Biography
After studying law and following lectures at the École des Sciences Politiques, he entered the civil service in 1888 as an inspector of finance, and spent most of his official career in Algiers. Standing as a Republican candidate in the elections of 1898 for the department of the Sarthe, in opposition to the Duc de la Rochefoucault-Bisaccia, he was elected to the Chamber of Deputies by 12,929 votes to 11,737. He became Minister of Finance in the Waldeck-Rousseau Cabinet, and after its fall it was not until the Clemenceau Ministry of 1906 that he returned to office again, once more with the portfolio of Finance.

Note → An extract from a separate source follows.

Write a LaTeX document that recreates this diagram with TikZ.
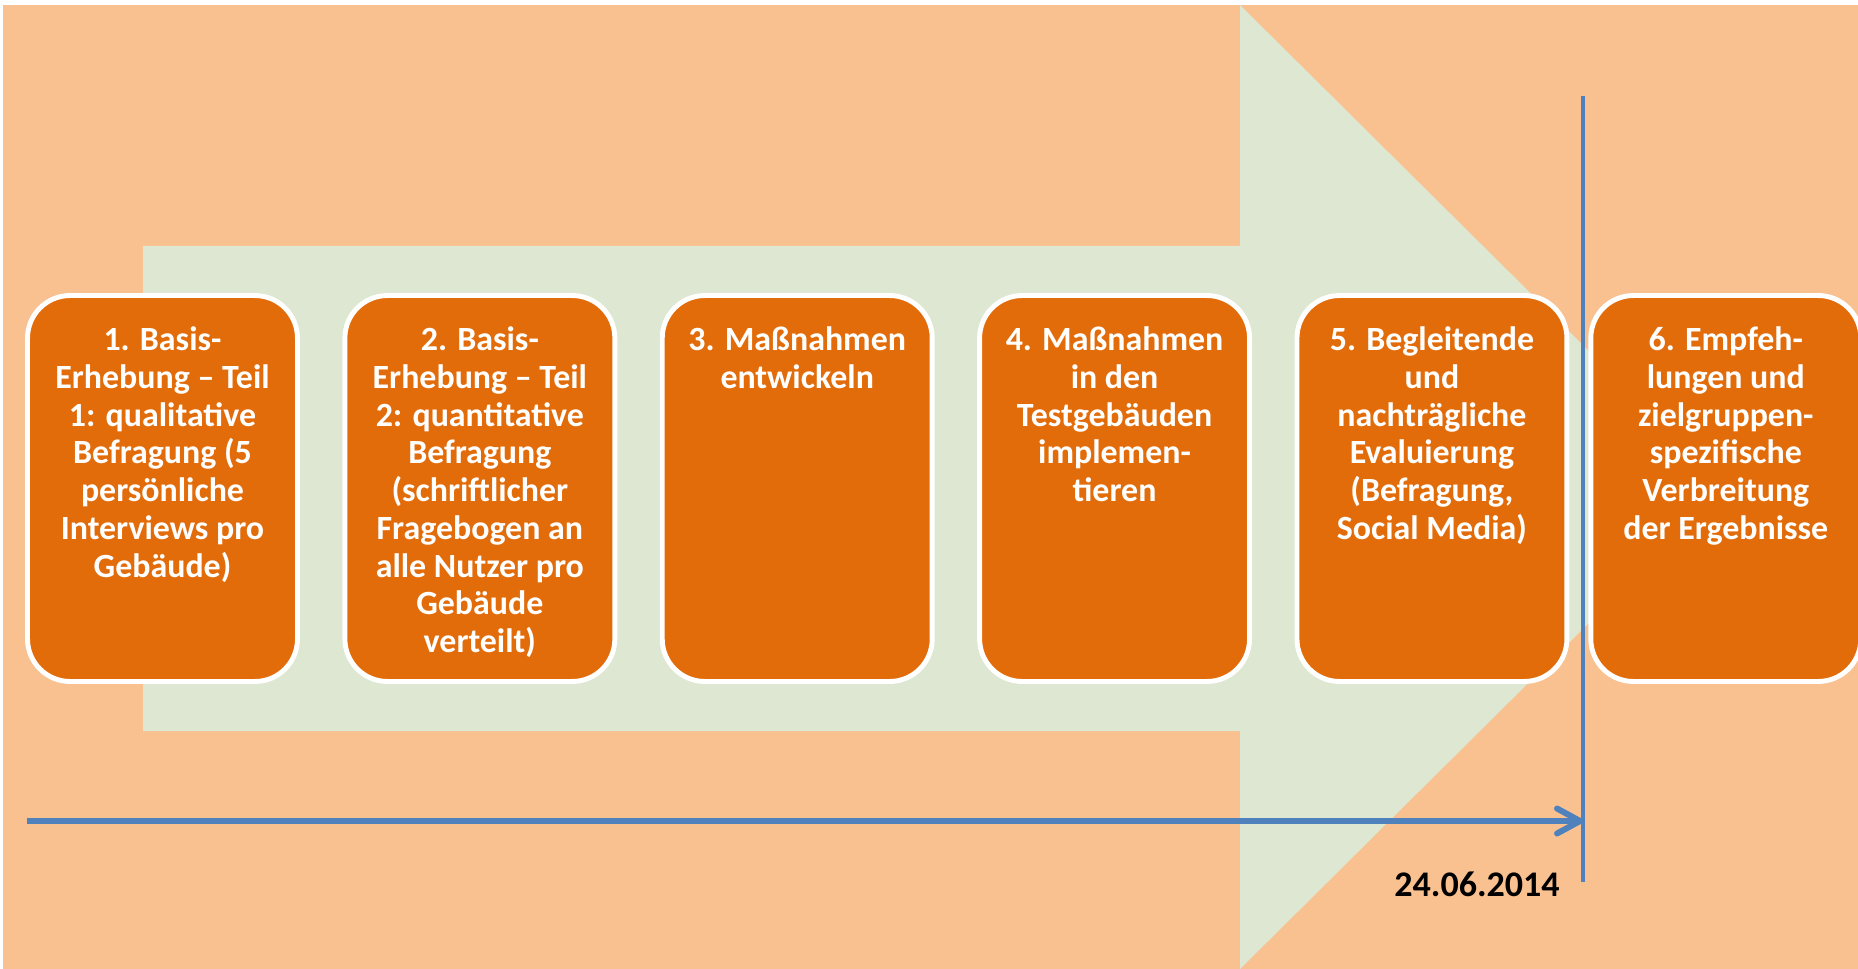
\documentclass[tikz,border=0pt]{standalone}
\usepackage{fontspec}
\setmainfont{Carlito}
\usepackage{tikz}
\usetikzlibrary{arrows.meta,positioning}
\definecolor{clrBack}{HTML}{F9C090}
\definecolor{clrArrow}{HTML}{DEE7D1}
\definecolor{clrStep}{HTML}{E36C0A}
\definecolor{clrLine}{HTML}{4F81BD}
\tikzstyle{stepbox}=[draw=white, line width=2.8pt, rounded corners=0.85cm, fill=clrStep,
text=white, inner sep=0pt, minimum width=5.4cm, minimum height=7.72cm,
font=\bfseries\fontsize{19.3}{21.5}\selectfont]
\tikzstyle{timeline}=[-{Straight Barb[length=4.6mm,width=5mm,round]}, line width=3.4pt, draw=clrLine]
\tikzstyle{marker}=[line width=2.8pt, draw=clrLine]
\tikzstyle{datetext}=[font=\bfseries\fontsize{20.5}{24}\selectfont, text=black, inner sep=0pt]
% text of a step, starting at the top of the box
\newcommand{\steptext}[1]{\parbox[c][6.58cm][t]{5.2cm}{\centering\strut #1}}

\begin{document}
\begin{tikzpicture}[x=0.02cm, y=-0.02cm]
		\useasboundingbox (0,0) rectangle (1858,969);
		\clip (0,0) rectangle (1858,969);

		% background and the big arrow behind the steps
		\fill[white] (0,0) rectangle (1858,969);
		\fill[clrBack] (3,5) rectangle (1858,969);
		\fill[clrArrow] (143,246) -- (1240,246) -- (1240,5) -- (1726,487) -- (1240,969) -- (1240,731) -- (143,731) -- cycle;

		\node[stepbox] (step1) at (162.5,488.5) {\steptext{1. Basis-\\Erhebung – Teil\\1: qualitative\\Befragung (5\\persönliche\\Interviews pro\\Gebäude)}} ;

		\node[stepbox, right=0.85cm of step1] (step2) {\steptext{2. Basis-\\Erhebung – Teil\\2: quantitative\\Befragung\\(schriftlicher\\Fragebogen an\\alle Nutzer pro\\Gebäude\\verteilt)}} ;

		\node[stepbox, right=0.85cm of step2] (step3) {\steptext{3. Maßnahmen\\entwickeln}} ;

		\node[stepbox, right=0.85cm of step3] (step4) {\steptext{4. Maßnahmen\\in den\\Testgebäuden\\implemen-\\tieren}} ;

		\node[stepbox, right=0.85cm of step4] (step5) {\steptext{5. Begleitende\\und\\nachträgliche\\Evaluierung\\(Befragung,\\Social Media)}} ;

		\node[stepbox, right=0.38cm of step5] (step6) {\steptext{6. Empfeh-\\lungen und\\zielgruppen-\\spezifische\\Verbreitung\\der Ergebnisse}} ;

		% time line up to the date marker
		\coordinate (markTop) at (1583,96) ;
		\coordinate (markBot) at (1583,882) ;
		\coordinate (lineStart) at (27,821) ;
		\coordinate (lineEnd) at (1583,821) ;
		\draw[marker] (markTop) -- (markBot) ;
		\draw[timeline] (lineStart) -- (lineEnd) ;
		\node[datetext, anchor=base east] (date) at (1560,896) {24.06.2014} ;
\end{tikzpicture}
\end{document}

In 1911 he became prime minister. The leader of the Radicals, he favored a policy of conciliation with Germany during his premiership from 1911 to 1912, which led to the maintenance of the peace during the Second Moroccan Crisis of 1911. He and his ministers were forced to resign on January 11, 1912, after it was revealed that he had secretly negotiated with Germany without the knowledge of President Fallieries.

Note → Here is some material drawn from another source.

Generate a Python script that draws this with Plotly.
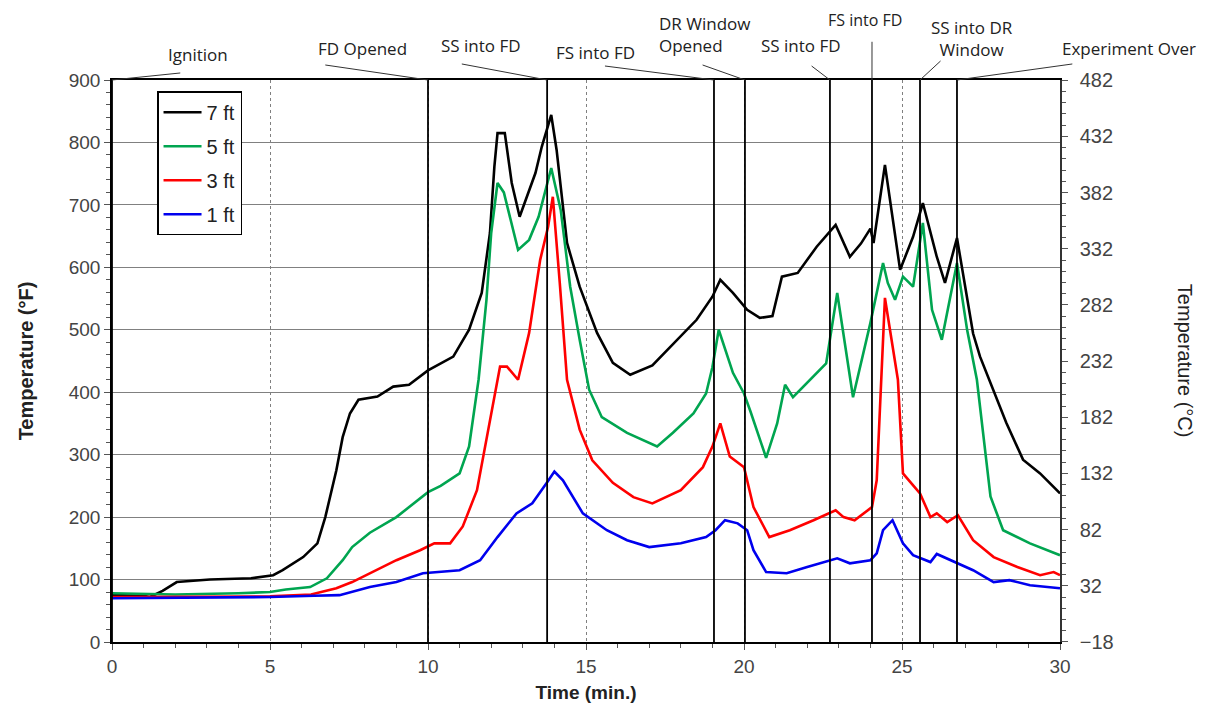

Nevertheless, thanks to his undoubted qualities as a financier, he remained a great power in French politics. He fought the Three Years' Service bill with the utmost tenacity; and although that measure became law, it was he who finally, on the financial aspect of that bill, brought about the downfall of the Barthou Ministry in the autumn of 1913.

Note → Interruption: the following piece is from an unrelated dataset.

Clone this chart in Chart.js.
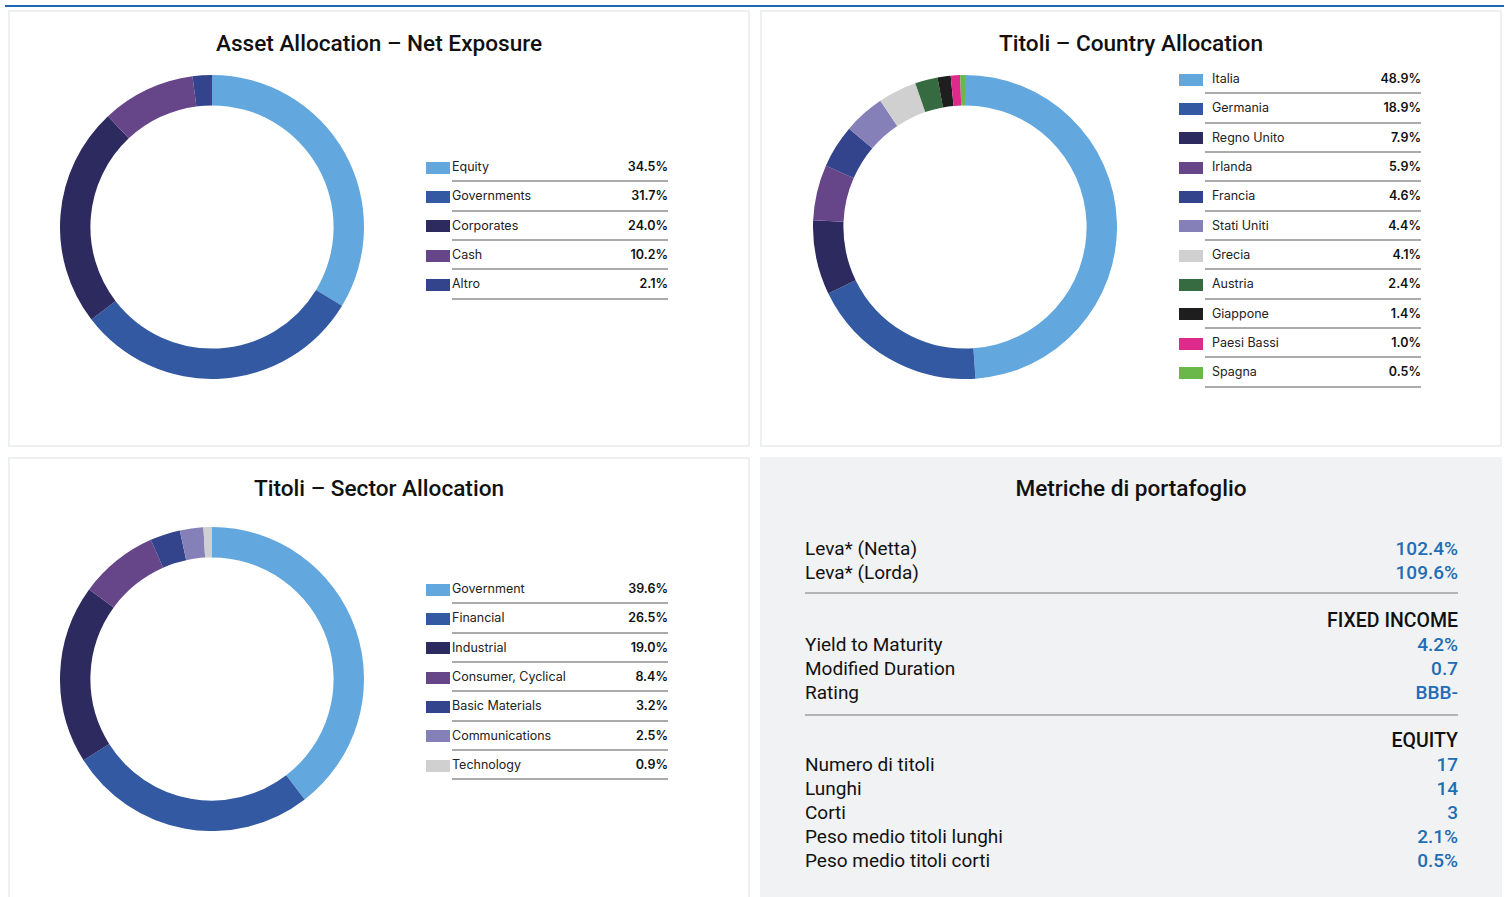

His past history was of a character which made it impossible, if the Entente Cordiale was to continue, that he should return to the position of prime minister, but he joined the succeeding Doumergue Cabinet as Minister of Finance. As a financial expert, he had for long identified himself with a great and necessary reform in the fiscal policy of France — the introduction of the principle of an income tax. Throughout the winter of 1913, he campaigned for this principle. His advocacy of an income tax, and his uncertain and erratic championship of proletarian ideas, alarmed all the conservative elements in the country, and throughout the winter he was attacked with increasing violence from the platform and through the press.
Those attacks reached their highest point of bitterness in a series of disclosures in Le Figaro of a more or less personal nature. In 1914, this newspaper started the publication of letters addressed by him to Henriette Caillaux, the second Madame Caillaux, while he was still married to the first. Madame Caillaux in turn shot to death Gaston Calmette, the editor of Le Figaro newspaper, and Caillaux resigned as Minister of Finance. Madame Caillaux was acquitted however.
Caillaux became the leader of a peace party in the Assembly during World War I. After a mission to South America, he returned in 1915, and at once began a lobby campaign: He financed newspapers, and did everything he possibly could behind the scenes to consolidate his position. He became acquainted with the Bolos and the Malvys of political and journalistic life. By the spring of 1917, he had become in the eyes of the public “l'homme de la défaite,” the man who was willing to effect a compromise peace with Germany at the expense of Great Britain. The advent of Clemenceau to power killed all his hopes. This led to his arrest and trial for treason in 1918. After long delay, he was tried on a charge of high treason by the High Court of the Senate, and sentenced to three years' imprisonment, the term he had already served, and to the prohibition of residence in French territory for five years and deprivation of civil rights for ten years.
Again rehabilitated after the war, Caillaux served at various times in the left wing governments of the 1920s.
Joseph Caillaux is interred in the Père Lachaise Cemetery in Paris.